_Task prompt:_ Return only the lines running from the line with "Rebuild this chart" down to the line with "const y = d3.scaleLinear().domain([-2, 20]).range([pB, pT])", both included, exactly as they appear.

* * * * * * *

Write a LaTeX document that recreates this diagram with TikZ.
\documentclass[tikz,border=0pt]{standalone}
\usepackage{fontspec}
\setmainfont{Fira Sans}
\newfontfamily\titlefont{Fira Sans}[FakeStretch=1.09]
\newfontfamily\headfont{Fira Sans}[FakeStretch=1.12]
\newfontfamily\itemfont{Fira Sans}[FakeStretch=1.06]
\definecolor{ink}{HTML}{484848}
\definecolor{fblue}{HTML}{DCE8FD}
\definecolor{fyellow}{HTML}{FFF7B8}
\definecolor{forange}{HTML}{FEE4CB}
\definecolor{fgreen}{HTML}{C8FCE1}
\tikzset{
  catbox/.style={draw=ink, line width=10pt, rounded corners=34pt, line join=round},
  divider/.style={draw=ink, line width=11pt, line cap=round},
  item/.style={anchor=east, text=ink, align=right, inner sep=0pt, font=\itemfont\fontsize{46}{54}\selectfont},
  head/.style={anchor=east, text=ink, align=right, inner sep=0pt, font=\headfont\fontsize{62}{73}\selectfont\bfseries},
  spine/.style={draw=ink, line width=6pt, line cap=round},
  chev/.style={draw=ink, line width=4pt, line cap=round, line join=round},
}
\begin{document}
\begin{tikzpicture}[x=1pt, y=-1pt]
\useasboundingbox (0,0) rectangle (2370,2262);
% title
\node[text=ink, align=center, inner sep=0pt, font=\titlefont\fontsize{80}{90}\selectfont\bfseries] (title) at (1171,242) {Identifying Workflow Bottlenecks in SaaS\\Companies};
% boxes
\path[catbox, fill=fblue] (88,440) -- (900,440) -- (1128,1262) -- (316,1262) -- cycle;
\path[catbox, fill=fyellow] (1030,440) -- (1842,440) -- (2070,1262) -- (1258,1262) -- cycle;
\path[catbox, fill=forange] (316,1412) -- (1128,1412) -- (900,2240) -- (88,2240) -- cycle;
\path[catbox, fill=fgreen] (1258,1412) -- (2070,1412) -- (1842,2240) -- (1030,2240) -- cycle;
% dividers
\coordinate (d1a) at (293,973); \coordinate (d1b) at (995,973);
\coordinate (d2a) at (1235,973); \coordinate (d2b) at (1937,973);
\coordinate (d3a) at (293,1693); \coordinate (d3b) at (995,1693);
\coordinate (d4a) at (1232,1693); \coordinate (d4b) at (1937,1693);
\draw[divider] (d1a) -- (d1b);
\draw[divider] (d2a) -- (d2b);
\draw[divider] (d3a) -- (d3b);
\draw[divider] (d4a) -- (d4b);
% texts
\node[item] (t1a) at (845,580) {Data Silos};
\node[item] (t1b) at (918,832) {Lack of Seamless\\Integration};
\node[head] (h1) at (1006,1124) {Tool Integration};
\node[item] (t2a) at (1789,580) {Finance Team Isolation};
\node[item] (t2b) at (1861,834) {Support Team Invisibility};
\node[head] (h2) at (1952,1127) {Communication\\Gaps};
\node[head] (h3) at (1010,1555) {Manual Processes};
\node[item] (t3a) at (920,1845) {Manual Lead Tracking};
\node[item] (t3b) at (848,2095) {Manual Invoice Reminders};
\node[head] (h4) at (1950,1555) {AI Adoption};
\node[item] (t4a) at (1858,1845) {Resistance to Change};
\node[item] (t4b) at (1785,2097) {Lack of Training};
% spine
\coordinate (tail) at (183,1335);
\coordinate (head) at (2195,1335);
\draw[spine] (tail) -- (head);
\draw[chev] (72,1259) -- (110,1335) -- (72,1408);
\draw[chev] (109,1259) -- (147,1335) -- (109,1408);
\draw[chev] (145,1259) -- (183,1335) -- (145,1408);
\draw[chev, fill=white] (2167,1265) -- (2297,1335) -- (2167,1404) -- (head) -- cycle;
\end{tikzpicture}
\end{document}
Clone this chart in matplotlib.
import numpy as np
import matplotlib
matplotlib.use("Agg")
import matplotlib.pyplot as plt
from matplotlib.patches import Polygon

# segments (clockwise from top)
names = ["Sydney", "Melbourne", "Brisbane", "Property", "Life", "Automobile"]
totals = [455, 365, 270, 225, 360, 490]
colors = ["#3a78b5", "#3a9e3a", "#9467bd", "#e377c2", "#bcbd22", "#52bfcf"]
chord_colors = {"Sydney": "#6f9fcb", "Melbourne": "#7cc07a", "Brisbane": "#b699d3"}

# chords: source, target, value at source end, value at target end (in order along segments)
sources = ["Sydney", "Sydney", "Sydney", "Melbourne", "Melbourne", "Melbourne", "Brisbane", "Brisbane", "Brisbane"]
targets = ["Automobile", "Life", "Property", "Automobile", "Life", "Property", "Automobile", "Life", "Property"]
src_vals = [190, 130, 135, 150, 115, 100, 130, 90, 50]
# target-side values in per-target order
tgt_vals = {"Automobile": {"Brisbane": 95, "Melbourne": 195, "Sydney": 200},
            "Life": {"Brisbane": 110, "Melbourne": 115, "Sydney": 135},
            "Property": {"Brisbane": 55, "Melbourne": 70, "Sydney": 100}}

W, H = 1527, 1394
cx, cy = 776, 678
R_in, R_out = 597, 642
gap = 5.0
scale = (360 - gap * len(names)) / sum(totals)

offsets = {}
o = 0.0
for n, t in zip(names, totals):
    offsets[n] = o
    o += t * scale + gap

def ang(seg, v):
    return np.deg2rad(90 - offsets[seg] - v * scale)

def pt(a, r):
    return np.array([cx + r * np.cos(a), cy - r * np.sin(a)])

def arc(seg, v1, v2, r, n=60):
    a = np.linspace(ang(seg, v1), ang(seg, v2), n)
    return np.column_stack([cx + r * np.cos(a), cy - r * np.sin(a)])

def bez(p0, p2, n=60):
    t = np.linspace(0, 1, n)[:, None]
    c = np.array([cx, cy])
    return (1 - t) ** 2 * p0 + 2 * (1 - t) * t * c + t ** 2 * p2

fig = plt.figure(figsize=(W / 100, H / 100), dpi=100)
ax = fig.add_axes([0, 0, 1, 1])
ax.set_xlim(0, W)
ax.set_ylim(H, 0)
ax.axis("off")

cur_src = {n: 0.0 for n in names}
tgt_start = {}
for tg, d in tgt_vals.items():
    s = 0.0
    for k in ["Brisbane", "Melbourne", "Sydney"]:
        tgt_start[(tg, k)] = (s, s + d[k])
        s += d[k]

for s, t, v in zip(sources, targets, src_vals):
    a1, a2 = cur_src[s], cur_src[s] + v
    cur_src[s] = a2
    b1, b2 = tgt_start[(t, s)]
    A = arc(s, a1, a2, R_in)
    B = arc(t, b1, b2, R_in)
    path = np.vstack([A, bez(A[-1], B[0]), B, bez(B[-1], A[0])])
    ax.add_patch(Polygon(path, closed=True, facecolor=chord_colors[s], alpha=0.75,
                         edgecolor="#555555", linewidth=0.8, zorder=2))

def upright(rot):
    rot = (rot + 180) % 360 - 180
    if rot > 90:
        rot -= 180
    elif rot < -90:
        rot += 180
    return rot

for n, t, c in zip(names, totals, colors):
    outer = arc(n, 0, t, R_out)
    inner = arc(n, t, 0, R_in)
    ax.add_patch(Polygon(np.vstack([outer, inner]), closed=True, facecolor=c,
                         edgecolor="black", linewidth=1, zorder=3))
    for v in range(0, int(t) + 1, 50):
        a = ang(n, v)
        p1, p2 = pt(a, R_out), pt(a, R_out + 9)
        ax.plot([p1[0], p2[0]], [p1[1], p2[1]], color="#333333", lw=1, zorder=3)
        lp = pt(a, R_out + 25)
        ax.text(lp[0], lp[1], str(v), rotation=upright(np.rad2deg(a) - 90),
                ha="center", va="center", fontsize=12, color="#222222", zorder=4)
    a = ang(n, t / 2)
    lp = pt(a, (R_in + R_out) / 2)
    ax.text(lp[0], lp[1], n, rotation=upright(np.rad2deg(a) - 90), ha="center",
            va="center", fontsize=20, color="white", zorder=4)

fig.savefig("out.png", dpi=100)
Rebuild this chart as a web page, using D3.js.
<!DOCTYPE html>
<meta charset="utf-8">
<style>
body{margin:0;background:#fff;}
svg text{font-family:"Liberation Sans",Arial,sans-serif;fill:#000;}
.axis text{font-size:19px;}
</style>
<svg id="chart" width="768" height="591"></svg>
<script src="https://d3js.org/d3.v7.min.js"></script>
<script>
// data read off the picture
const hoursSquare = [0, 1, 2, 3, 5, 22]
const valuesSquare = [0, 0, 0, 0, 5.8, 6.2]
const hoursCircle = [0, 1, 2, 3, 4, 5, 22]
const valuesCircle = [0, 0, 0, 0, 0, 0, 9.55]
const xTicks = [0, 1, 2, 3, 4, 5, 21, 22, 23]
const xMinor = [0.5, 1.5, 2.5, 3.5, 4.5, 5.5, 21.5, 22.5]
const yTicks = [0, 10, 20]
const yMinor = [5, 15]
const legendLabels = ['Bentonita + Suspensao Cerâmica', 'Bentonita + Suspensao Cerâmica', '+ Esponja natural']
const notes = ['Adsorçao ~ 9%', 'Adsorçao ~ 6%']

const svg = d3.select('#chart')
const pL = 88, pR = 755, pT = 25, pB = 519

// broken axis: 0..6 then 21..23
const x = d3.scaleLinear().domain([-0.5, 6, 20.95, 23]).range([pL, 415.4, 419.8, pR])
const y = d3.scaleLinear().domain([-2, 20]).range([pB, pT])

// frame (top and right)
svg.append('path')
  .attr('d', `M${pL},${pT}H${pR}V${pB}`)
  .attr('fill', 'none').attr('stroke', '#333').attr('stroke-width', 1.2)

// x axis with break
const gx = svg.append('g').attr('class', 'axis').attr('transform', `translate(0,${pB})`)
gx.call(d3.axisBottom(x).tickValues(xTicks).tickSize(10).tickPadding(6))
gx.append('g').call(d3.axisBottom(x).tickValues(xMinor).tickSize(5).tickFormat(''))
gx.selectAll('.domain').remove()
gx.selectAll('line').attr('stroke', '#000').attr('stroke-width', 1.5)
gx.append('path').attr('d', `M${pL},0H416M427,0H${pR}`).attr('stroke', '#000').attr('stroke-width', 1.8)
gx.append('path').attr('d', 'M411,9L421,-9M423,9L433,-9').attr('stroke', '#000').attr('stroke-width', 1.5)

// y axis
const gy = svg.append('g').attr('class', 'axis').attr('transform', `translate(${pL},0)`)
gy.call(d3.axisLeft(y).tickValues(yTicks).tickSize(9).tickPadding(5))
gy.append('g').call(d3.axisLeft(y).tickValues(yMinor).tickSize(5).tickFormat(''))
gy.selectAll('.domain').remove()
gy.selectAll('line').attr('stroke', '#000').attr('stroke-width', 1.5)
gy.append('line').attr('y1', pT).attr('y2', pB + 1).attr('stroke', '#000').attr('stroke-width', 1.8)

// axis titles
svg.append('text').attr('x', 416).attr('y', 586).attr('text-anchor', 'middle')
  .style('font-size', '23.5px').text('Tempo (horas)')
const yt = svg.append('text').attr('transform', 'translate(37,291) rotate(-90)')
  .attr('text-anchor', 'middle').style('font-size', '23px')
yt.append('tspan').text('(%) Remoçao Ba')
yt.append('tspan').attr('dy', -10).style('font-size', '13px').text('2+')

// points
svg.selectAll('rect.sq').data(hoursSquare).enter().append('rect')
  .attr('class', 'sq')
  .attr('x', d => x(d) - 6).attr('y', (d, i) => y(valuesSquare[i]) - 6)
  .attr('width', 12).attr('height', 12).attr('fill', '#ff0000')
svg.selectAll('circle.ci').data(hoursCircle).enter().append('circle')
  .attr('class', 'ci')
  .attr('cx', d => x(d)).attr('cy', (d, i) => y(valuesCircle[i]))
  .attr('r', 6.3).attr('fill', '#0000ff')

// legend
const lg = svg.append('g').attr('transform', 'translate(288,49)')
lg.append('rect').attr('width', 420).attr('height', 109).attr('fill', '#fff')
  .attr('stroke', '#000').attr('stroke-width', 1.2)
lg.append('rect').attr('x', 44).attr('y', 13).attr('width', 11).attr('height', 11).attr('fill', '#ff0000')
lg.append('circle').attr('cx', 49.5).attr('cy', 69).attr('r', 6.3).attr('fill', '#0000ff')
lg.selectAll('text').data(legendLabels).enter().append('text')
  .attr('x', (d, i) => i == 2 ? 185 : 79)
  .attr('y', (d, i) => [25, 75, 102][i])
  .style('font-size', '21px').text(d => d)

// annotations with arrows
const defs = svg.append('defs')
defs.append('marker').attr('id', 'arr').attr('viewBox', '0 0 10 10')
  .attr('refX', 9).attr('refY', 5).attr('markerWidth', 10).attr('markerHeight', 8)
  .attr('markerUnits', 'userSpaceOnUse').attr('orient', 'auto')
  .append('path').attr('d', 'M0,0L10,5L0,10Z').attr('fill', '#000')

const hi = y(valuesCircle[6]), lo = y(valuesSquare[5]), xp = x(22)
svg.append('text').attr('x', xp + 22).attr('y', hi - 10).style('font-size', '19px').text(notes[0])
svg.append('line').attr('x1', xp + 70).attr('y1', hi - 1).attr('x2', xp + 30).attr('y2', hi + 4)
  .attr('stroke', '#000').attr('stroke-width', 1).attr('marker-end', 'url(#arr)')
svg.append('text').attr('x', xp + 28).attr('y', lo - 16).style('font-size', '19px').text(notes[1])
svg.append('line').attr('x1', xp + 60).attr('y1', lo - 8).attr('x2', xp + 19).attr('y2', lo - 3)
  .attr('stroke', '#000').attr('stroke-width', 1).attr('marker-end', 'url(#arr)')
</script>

* * * * * * *

_Full output:_
Rebuild this chart as a web page, using D3.js.
<!DOCTYPE html>
<meta charset="utf-8">
<style>
body{margin:0;background:#fff;}
svg text{font-family:"Liberation Sans",Arial,sans-serif;fill:#000;}
.axis text{font-size:19px;}
</style>
<svg id="chart" width="768" height="591"></svg>
<script src="https://d3js.org/d3.v7.min.js"></script>
<script>
// data read off the picture
const hoursSquare = [0, 1, 2, 3, 5, 22]
const valuesSquare = [0, 0, 0, 0, 5.8, 6.2]
const hoursCircle = [0, 1, 2, 3, 4, 5, 22]
const valuesCircle = [0, 0, 0, 0, 0, 0, 9.55]
const xTicks = [0, 1, 2, 3, 4, 5, 21, 22, 23]
const xMinor = [0.5, 1.5, 2.5, 3.5, 4.5, 5.5, 21.5, 22.5]
const yTicks = [0, 10, 20]
const yMinor = [5, 15]
const legendLabels = ['Bentonita + Suspensao Cerâmica', 'Bentonita + Suspensao Cerâmica', '+ Esponja natural']
const notes = ['Adsorçao ~ 9%', 'Adsorçao ~ 6%']

const svg = d3.select('#chart')
const pL = 88, pR = 755, pT = 25, pB = 519

// broken axis: 0..6 then 21..23
const x = d3.scaleLinear().domain([-0.5, 6, 20.95, 23]).range([pL, 415.4, 419.8, pR])
const y = d3.scaleLinear().domain([-2, 20]).range([pB, pT])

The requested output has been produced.